* _Written request_: Locate the word "this" in the entries below, then gather every line that holds it.

* _Source records_:
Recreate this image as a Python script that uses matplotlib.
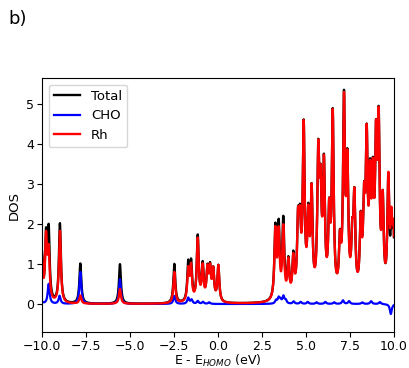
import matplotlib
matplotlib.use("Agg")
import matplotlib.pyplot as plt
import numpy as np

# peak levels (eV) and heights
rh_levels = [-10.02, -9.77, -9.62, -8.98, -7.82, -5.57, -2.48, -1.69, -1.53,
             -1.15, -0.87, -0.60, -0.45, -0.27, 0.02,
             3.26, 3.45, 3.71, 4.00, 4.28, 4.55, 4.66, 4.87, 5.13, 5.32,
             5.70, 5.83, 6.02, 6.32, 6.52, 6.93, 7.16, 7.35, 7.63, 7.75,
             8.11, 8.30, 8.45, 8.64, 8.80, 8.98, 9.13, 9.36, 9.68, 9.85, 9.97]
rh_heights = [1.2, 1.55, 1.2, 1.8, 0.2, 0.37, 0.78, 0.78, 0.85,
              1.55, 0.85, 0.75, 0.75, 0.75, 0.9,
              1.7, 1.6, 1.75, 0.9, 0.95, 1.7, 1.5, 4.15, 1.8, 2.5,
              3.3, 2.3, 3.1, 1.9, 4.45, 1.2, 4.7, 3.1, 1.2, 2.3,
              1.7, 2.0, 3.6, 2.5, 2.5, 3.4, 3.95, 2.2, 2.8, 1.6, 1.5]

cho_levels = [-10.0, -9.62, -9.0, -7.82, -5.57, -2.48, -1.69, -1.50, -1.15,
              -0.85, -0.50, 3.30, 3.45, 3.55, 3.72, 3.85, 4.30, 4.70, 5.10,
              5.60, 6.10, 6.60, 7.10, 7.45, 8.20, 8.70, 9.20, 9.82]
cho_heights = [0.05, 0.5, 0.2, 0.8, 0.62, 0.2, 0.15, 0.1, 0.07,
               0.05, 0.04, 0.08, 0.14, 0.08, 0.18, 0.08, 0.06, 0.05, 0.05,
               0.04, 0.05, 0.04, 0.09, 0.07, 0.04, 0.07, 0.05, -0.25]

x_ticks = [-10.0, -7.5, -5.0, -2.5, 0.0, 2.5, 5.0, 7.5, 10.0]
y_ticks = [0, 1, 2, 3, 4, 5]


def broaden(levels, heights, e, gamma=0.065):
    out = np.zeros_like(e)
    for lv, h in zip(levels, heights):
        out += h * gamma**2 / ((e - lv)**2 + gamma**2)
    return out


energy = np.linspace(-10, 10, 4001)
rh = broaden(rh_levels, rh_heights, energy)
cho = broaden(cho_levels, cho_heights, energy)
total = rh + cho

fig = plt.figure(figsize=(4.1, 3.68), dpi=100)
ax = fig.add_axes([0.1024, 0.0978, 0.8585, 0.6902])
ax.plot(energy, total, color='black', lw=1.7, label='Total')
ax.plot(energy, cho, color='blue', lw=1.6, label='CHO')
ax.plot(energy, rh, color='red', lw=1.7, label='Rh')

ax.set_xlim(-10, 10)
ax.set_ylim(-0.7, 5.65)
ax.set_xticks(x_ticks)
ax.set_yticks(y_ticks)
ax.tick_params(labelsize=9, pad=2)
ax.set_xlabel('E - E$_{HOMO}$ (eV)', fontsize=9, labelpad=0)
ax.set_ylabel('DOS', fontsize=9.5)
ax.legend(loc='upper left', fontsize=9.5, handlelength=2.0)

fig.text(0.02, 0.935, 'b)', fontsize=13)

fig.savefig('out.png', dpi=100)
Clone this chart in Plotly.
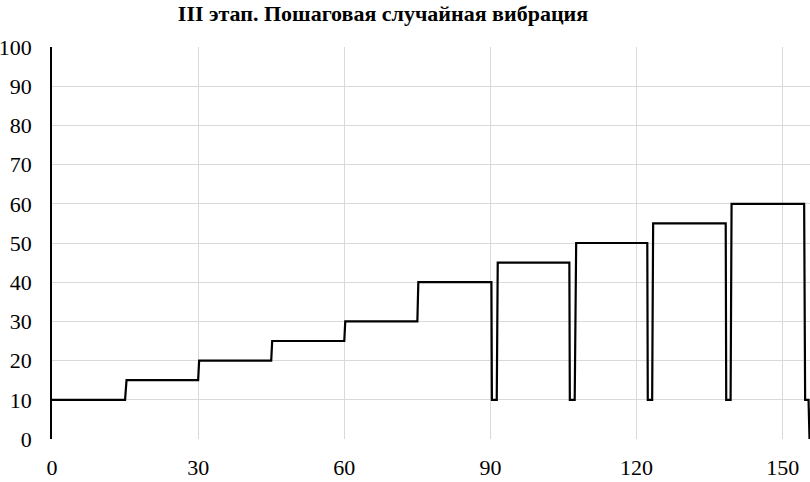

* _Full response_:
Recreate this image as a Python script that uses matplotlib.
Clone this chart in Plotly.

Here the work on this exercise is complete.